### Required task
Begin with the first line of the material and write out each line exactly, ending with the line that contains "tick_values = [0, 100, 200, 300, 400]". Pictures are not part of the copy.

:::::

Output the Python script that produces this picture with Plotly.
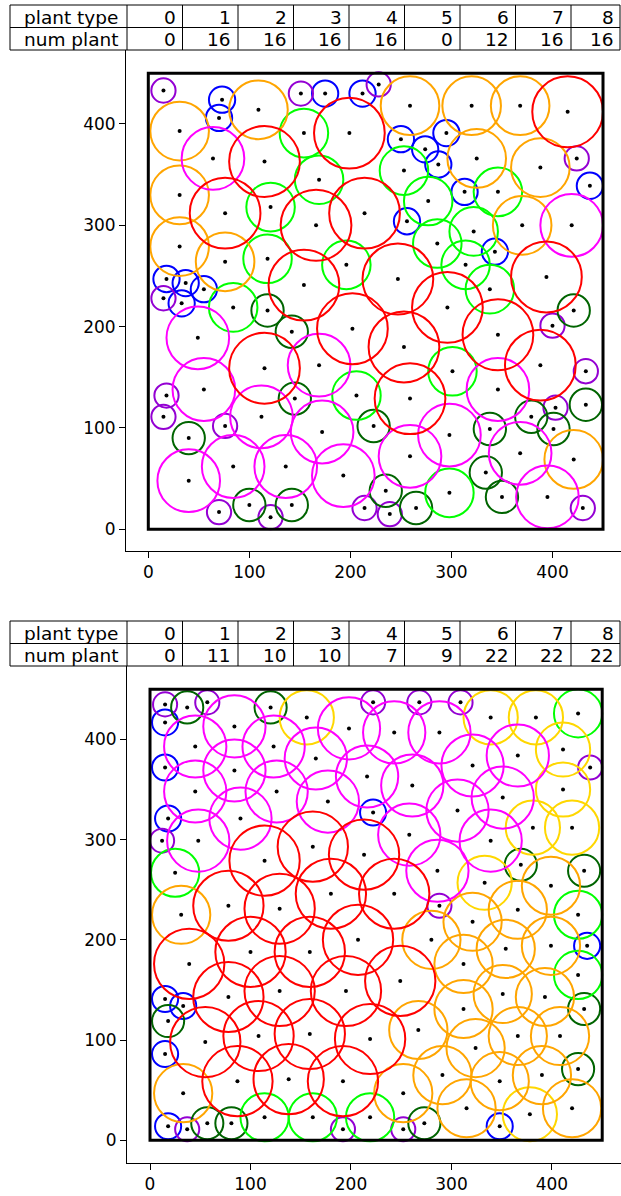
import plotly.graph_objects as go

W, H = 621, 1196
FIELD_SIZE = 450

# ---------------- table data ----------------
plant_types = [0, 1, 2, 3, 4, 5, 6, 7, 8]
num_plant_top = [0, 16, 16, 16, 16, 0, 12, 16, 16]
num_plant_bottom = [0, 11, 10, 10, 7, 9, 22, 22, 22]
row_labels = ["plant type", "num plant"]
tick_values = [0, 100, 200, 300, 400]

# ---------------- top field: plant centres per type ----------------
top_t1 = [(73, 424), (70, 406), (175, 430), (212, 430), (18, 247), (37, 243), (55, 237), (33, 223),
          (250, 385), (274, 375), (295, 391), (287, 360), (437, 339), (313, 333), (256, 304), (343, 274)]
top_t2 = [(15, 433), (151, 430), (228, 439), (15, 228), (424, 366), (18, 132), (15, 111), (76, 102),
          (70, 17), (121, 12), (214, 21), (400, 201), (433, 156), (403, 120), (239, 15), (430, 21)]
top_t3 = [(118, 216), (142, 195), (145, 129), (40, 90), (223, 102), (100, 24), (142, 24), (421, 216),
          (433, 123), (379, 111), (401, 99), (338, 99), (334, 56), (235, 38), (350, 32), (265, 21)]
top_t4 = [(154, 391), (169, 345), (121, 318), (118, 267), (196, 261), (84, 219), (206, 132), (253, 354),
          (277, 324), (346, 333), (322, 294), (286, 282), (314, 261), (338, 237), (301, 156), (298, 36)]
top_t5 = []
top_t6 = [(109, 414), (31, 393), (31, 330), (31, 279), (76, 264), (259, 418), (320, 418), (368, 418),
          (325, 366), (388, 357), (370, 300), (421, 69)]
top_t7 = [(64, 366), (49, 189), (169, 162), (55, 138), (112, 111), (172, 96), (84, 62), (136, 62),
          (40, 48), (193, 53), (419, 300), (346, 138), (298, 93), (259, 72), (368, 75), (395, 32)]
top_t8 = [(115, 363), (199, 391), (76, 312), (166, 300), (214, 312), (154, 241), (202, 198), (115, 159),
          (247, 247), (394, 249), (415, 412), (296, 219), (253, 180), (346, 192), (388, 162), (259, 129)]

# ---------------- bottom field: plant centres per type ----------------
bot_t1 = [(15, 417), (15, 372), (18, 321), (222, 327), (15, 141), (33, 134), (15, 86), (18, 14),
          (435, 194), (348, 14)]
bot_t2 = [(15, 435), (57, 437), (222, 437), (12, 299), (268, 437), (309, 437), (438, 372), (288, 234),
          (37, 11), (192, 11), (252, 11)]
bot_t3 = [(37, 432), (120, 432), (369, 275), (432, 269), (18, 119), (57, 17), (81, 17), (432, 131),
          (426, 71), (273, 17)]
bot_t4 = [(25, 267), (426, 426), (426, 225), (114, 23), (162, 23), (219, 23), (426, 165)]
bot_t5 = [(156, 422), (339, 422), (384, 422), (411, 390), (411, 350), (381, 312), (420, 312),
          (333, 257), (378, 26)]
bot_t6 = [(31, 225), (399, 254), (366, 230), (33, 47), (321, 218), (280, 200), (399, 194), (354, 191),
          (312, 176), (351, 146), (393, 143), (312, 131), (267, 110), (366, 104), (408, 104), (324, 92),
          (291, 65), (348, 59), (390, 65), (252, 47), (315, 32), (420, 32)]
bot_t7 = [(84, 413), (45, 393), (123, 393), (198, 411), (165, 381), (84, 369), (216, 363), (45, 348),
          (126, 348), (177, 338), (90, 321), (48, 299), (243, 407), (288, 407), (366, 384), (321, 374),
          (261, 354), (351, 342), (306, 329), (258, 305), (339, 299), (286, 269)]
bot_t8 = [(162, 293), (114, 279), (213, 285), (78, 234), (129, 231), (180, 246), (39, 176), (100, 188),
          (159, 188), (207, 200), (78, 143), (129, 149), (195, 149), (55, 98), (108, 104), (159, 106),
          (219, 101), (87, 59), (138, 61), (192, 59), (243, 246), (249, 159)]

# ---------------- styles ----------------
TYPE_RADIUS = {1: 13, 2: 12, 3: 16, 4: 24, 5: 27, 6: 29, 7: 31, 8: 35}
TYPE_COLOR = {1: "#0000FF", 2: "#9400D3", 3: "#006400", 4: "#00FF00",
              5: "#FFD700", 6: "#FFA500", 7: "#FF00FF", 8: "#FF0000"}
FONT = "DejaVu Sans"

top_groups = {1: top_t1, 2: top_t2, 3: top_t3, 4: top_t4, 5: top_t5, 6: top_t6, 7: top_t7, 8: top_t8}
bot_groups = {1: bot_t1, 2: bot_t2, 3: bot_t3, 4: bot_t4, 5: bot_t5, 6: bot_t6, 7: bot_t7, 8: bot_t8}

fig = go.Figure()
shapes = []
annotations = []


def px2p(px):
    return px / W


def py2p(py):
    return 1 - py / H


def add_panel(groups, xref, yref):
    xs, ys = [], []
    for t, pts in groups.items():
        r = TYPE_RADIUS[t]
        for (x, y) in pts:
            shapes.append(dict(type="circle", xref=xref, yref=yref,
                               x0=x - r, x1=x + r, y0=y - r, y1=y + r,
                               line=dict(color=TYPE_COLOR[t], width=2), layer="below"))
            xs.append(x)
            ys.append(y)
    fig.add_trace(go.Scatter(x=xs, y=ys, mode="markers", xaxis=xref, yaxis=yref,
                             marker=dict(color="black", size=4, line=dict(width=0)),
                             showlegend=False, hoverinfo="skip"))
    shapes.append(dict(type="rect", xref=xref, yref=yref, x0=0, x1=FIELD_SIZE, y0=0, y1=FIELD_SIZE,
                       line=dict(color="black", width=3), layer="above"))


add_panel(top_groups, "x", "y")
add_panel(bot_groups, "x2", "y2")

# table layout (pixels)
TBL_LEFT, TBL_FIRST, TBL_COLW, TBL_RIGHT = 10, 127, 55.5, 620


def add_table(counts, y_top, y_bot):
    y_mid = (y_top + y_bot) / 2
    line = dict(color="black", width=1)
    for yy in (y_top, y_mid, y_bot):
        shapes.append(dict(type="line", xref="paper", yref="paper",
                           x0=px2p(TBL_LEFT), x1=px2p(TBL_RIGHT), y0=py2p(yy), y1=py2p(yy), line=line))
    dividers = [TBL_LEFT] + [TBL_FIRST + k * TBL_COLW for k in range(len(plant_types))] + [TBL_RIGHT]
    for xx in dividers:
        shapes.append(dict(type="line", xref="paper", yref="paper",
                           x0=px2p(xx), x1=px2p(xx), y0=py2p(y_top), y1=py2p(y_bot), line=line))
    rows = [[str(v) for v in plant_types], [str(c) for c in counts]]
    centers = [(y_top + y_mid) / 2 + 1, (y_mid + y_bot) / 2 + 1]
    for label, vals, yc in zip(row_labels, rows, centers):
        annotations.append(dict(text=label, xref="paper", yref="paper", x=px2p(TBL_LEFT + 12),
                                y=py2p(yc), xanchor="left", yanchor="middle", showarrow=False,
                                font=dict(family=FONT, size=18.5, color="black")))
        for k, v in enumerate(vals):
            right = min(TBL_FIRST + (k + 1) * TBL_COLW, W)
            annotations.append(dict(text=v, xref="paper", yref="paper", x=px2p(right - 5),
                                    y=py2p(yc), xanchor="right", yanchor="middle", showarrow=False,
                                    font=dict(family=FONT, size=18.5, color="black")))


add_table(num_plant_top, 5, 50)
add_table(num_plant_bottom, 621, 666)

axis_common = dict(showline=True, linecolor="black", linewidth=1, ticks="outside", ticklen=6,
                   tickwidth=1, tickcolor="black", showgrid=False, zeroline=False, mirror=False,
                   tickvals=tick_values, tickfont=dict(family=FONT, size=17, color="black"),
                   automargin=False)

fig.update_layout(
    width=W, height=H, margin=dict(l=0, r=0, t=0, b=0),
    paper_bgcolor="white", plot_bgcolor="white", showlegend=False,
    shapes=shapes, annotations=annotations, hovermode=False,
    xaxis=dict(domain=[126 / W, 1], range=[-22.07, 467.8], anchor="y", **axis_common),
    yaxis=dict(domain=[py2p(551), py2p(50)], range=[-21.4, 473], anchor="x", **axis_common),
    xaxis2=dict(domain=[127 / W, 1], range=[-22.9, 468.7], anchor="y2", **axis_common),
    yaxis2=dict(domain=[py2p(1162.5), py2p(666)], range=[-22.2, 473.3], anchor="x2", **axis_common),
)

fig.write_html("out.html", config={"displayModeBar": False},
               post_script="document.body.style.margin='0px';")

:::::

### Final result
Output the Python script that produces this picture with Plotly.
import plotly.graph_objects as go

W, H = 621, 1196
FIELD_SIZE = 450

# ---------------- table data ----------------
plant_types = [0, 1, 2, 3, 4, 5, 6, 7, 8]
num_plant_top = [0, 16, 16, 16, 16, 0, 12, 16, 16]
num_plant_bottom = [0, 11, 10, 10, 7, 9, 22, 22, 22]
row_labels = ["plant type", "num plant"]
tick_values = [0, 100, 200, 300, 400]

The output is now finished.